Machine learning models have become an integral part of many businesses and industries. With the increasing amount of data available, it has become easier to build accurate models that can help in making better decisions. However, building a Machine Learning model is only half the battle. Deploying it in a way that is easy to use and accessible to stakeholders is equally important. In this article, we will be discussing how to build and deploy a Machine Learning model.
What is Streamlit?
Streamlit is a powerful Python library that makes it easy to build web applications for machine learning and data science. With Streamlit, you can quickly build a web app that allows stakeholders to interact with your Machine Learning model in real-time, without having to write any HTML, CSS, or JavaScript.
Before we dive into the details, make sure you have Python 3.6 or higher installed on your machine, along with the PyCharm IDE. Let's get started!
How to Deploy a Machine Learning Model?
Consider the below diagram.

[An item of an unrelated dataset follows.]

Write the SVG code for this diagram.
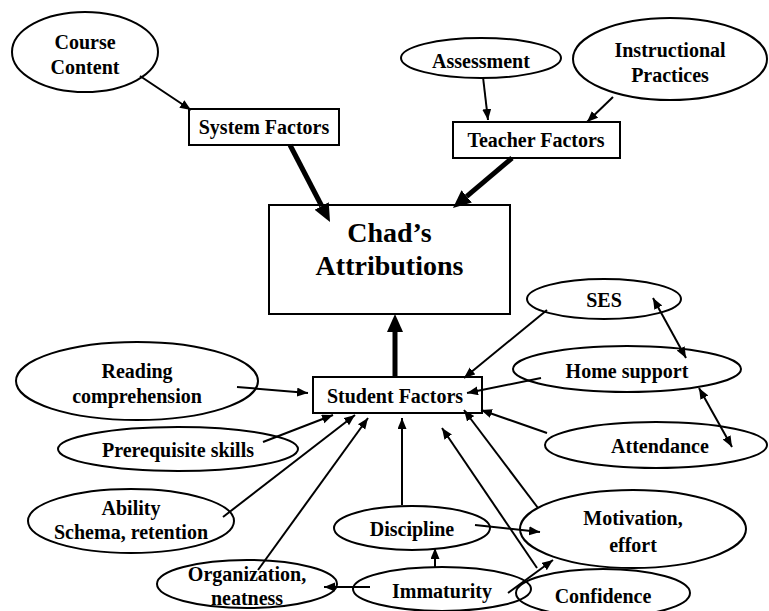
<svg xmlns="http://www.w3.org/2000/svg" width="769" height="611" viewBox="0 0 769 611">
<style>
  .n { fill: none; stroke: #000; stroke-width: 2; }
  .b { fill: #fff; stroke: #000; stroke-width: 2; }
  .lbl text { font-family: "Times New Roman", "Liberation Serif", Tinos, "Noto Serif", "DejaVu Serif", FreeSerif, serif; font-weight: bold; font-size: 20px; fill: #000; text-anchor: middle; }
  .lbl text.big { font-size: 28px; }
  .c { stroke: #000; stroke-width: 2; fill: none; marker-end: url(#ah); }
  .d { marker-start: url(#ah); }
  .t { stroke: #000; stroke-width: 5; fill: none; marker-end: url(#th); }
</style>
<defs>
  <marker id="ah" markerUnits="userSpaceOnUse" markerWidth="12" markerHeight="10" refX="11" refY="4.5" orient="auto-start-reverse">
    <path d="M0,0 L11,4.5 L0,9 z" fill="#000"/>
  </marker>
  <marker id="th" markerUnits="userSpaceOnUse" markerWidth="20" markerHeight="18" refX="0" refY="8" orient="auto">
    <path d="M0,0 L18,8 L0,16 z" fill="#000"/>
  </marker>
</defs>
<rect width="769" height="611" fill="#fff"/>

<g class="lbl">
<g id="course"><ellipse class="n" cx="85" cy="52" rx="73" ry="40"/><text x="85" y="49">Course</text><text x="85" y="74">Content</text></g>
<g id="system"><rect class="b" x="189" y="109" width="150" height="36"/><text x="264" y="134">System Factors</text></g>
<g id="assessment"><ellipse class="n" cx="481" cy="58" rx="80" ry="20"/><text x="481" y="68">Assessment</text></g>
<g id="instructional"><ellipse class="n" cx="670" cy="59" rx="97" ry="41"/><text x="670" y="57">Instructional</text><text x="670" y="82">Practices</text></g>
<g id="teacher"><rect class="b" x="453" y="122" width="167" height="36"/><text x="536" y="147">Teacher Factors</text></g>
<g id="chad"><rect class="b" x="269" y="205" width="241" height="109"/><text class="big" x="389.5" y="242">Chad’s</text><text class="big" x="389.5" y="275">Attributions</text></g>
<g id="ses"><ellipse class="n" cx="604" cy="299" rx="77" ry="20"/><text x="604" y="307">SES</text></g>
<g id="home"><ellipse class="n" cx="627" cy="369" rx="114" ry="23"/><text x="627" y="378">Home support</text></g>
<g id="attendance"><ellipse class="n" cx="656" cy="445" rx="111" ry="23"/><text x="660" y="453">Attendance</text></g>
<g id="student"><rect class="b" x="313" y="377" width="169" height="36"/><text x="395" y="403">Student Factors</text></g>
<g id="reading"><ellipse class="n" cx="137" cy="381" rx="121" ry="39"/><text x="137" y="378">Reading</text><text x="137" y="403">comprehension</text></g>
<g id="prereq"><ellipse class="n" cx="178" cy="449" rx="120" ry="22"/><text x="178" y="457">Prerequisite skills</text></g>
<g id="ability"><ellipse class="n" cx="131" cy="521" rx="103" ry="32"/><text x="131" y="515">Ability</text><text x="131" y="539">Schema, retention</text></g>
<g id="organization"><ellipse class="n" cx="247" cy="584" rx="90" ry="24"/><text x="247" y="581">Organization,</text><text x="247" y="605">neatness</text></g>
<g id="discipline"><ellipse class="n" cx="412" cy="528" rx="78" ry="22"/><text x="412" y="536">Discipline</text></g>
<g id="motivation"><ellipse class="n" cx="633" cy="529" rx="113" ry="39"/><text x="633" y="525">Motivation,</text><text x="633" y="552">effort</text></g>
<g id="immaturity"><ellipse class="n" cx="442" cy="589" rx="89" ry="22"/><text x="442" y="598">Immaturity</text></g>
<g id="confidence"><ellipse class="n" cx="603" cy="593" rx="87" ry="24"/><text x="603" y="603">Confidence</text></g>
</g>

<g id="connectors">
  <path class="c" d="M140,76 L191,110"/>
  <path class="c" d="M483,77 L488,120"/>
  <path class="c" d="M613,97 L587,122"/>
  <path class="t" d="M290,145 L321.7,206"/>
  <path class="t" d="M512,158 L466.7,196.4"/>
  <path class="t" d="M395,377 L395,332"/>
  <path class="c" d="M547,310 L464,378"/>
  <path class="c" d="M541,378 L467,393"/>
  <path class="c" d="M547,433 L481,410"/>
  <path class="c d" d="M653,298 L686,358"/>
  <path class="c d" d="M699,388 L732,447"/>
  <path class="c" d="M237,387 L308,393"/>
  <path class="c" d="M263,442 L333,415"/>
  <path class="c" d="M223,517 L355,415"/>
  <path class="c" d="M258,570 L368,418"/>
  <path class="c" d="M402,505 L402,418"/>
  <path class="c" d="M537,568 L442,428"/>
  <path class="c" d="M538,508 L464,410"/>
  <path class="c" d="M475,525 L540,532"/>
  <path class="c" d="M435,567 L435,548"/>
  <path class="c" d="M370,587 L324,587"/>
  <path class="c" d="M508,593 L553,560"/>
</g>
</svg>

The diagram shows how deploying a Machine learning model works.
STEP 1: A machine learning model is built and trained using historical data. Once the model is built, it is tested to ensure its accuracy and performance on a sample dataset. After testing, the production-ready code is created using the model to make predictions on new data.
STEP 2: The next step is to containerize the code. Containerization allows the code to run in any environment, making it easy to deploy and scale. It isolates the code from the host system, ensuring that any changes made to the host system do not affect the code. Once the code is containerized, it can be deployed on a cloud platform or on-premise servers.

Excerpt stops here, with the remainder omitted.